Add all ingredients to a mixing bowl, toss to combine, cover, and store chilled until ready for use.  Add more lime juice or salt to taste, if necessary.

Grilled Shrimp Nachos
1 Large Bag Yellow Corn Tortilla Chips
1 Large Bag Blue Corn Tortilla Chips
2 Cans Black Beans, drained
4 lbs Grated Cheese (Monterey Jack, Colby, Cheddar)
Shrimp, marinated
Sour Cream, Guacamole, Salsa, Pico (on the side)

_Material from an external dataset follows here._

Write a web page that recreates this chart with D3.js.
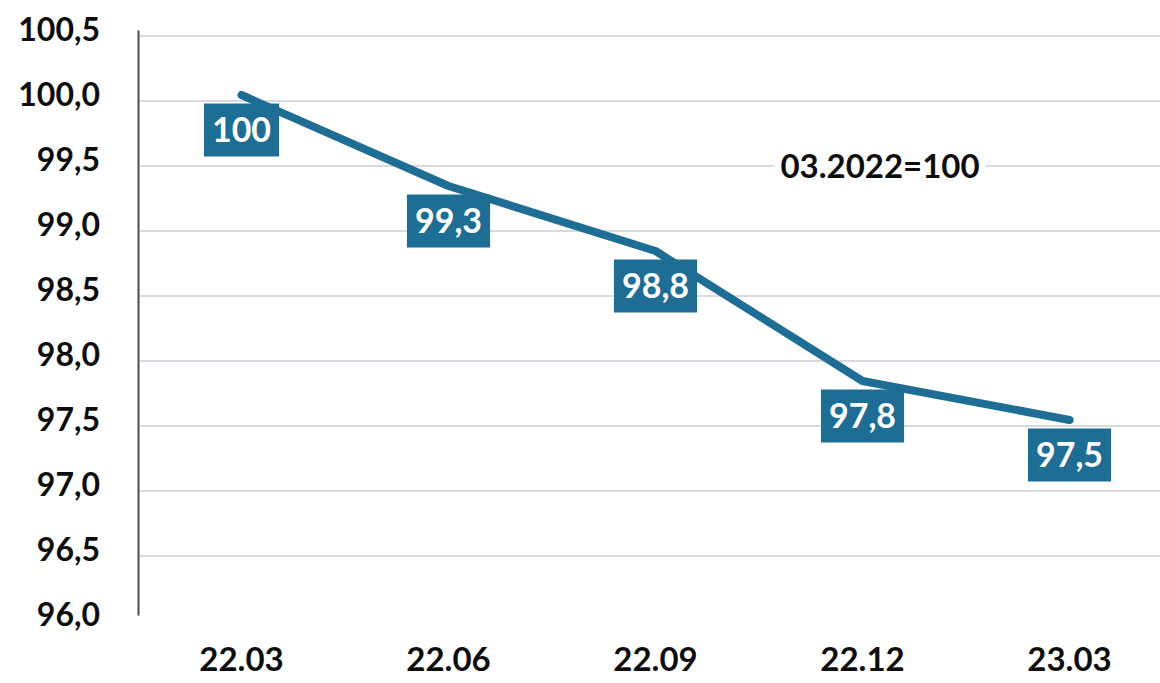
<!DOCTYPE html>
<html>
<head>
<meta charset="utf-8">
<script src="https://cdn.jsdelivr.net/npm/d3@7/dist/d3.min.js"></script>
<style>
  html, body { margin: 0; padding: 0; background: #fff; }
  svg { display: block; }
  text { font-family: Lato, "Open Sans", sans-serif; }
</style>
</head>
<body>
<svg id="chart" width="1160" height="683"></svg>
<script>
const categories = ["22.03", "22.06", "22.09", "22.12", "23.03"];
const values = [100, 99.3, 98.8, 97.8, 97.5];
const valueLabels = ["100", "99,3", "98,8", "97,8", "97,5"];
const yTicks = [96.0, 96.5, 97.0, 97.5, 98.0, 98.5, 99.0, 99.5, 100.0, 100.5];
const baseNote = "03.2022=100";

const svg = d3.select("#chart");
const W = 1160, H = 683;
const plotLeft = 138, bandW = 207;
const mainColor = "#1e6d94";

const x = d3.scaleBand().domain(categories).range([plotLeft, plotLeft + bandW * categories.length]).padding(0);
const y = d3.scaleLinear().domain([96, 100.5]).range([615, 30]);
const cx = c => x(c) + x.bandwidth() / 2;

// gridlines (slightly offset as in the reference)
svg.append("g").attr("transform", "translate(0,6)")
  .selectAll("line").data(yTicks.filter(t => t > 96)).join("line")
  .attr("x1", plotLeft + 2).attr("x2", W)
  .attr("y1", d => y(d)).attr("y2", d => y(d))
  .attr("stroke", "#d9d9e2").attr("stroke-width", 2);

// y axis
const yAxis = d3.axisLeft(y).tickValues(yTicks).tickSize(0).tickPadding(38)
  .tickFormat(d => d3.format(".1f")(d).replace(".", ","));
const gy = svg.append("g").attr("transform", `translate(${plotLeft},0)`).call(yAxis);
gy.select(".domain").attr("stroke", "#4a4a4a").attr("stroke-width", 2);
gy.selectAll("text").attr("font-size", 32).attr("font-weight", "bold").attr("fill", "#0d0d0d")
  .attr("font-family", "Lato, sans-serif");

// x axis labels
const xAxis = d3.axisBottom(x).tickSize(0).tickPadding(0);
const gx = svg.append("g").attr("transform", `translate(0,648)`).call(xAxis);
gx.select(".domain").remove();
gx.selectAll("text").attr("font-size", 33).attr("font-weight", "bold").attr("fill", "#0d0d0d")
  .attr("font-family", "Lato, sans-serif").attr("dy", "0.71em");

// annotation
const note = svg.append("g").attr("transform", `translate(880,${y(99.5) + 6})`);
const noteText = note.append("text").text(baseNote)
  .attr("text-anchor", "middle").attr("dy", "0.36em")
  .attr("font-size", 33).attr("font-weight", "bold").attr("fill", "#0d0d0d");
const nw = noteText.node().getComputedTextLength();
note.insert("rect", "text").attr("x", -nw / 2 - 6).attr("y", -16).attr("width", nw + 12).attr("height", 32).attr("fill", "#fff");

// line
const line = d3.line().x((d, i) => cx(categories[i])).y(d => y(d));
svg.append("path").datum(values).attr("d", line)
  .attr("fill", "none").attr("stroke", mainColor).attr("stroke-width", 8)
  .attr("stroke-linejoin", "round").attr("stroke-linecap", "round");

// data labels
const lbl = svg.append("g").selectAll("g").data(values).join("g")
  .attr("transform", (d, i) => `translate(${cx(categories[i])},${y(d) + 35})`);
lbl.append("text").text((d, i) => valueLabels[i])
  .attr("text-anchor", "middle").attr("dy", "0.36em")
  .attr("font-size", 34).attr("font-weight", "bold").attr("fill", "#fff");
lbl.each(function() {
  const g = d3.select(this);
  const w = g.select("text").node().getComputedTextLength();
  g.insert("rect", "text").attr("x", -w / 2 - 8).attr("y", -26.5).attr("width", w + 16).attr("height", 53).attr("fill", mainColor);
});
</script>
</body>
</html>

2 Large Disposable Aluminum Lasagna Baking Pans
Aluminum Foil

On a charcoal/gas grill over direct heat, grill shrimp until just done (firm and pink), about 1 - 2 minutes per side.  Remove shrimp from grill, cover, and set aside.  Begin assembling nachos by placing a layer of chips in the bottom of each tray.  Top with a generous portion of black beans and cheese.  Repeat with another layer of chips, beans, and cheese.  Next, top with grilled shrimp and pico.  Cover trays with aluminum foil and place on the grill over indirect heat, cover, and cook until cheese is melted and ingredients are heated through, about 4 - 6 minutes.  Remove from heat and serve alongside sour cream, guacamole, salsa, and remaining pico.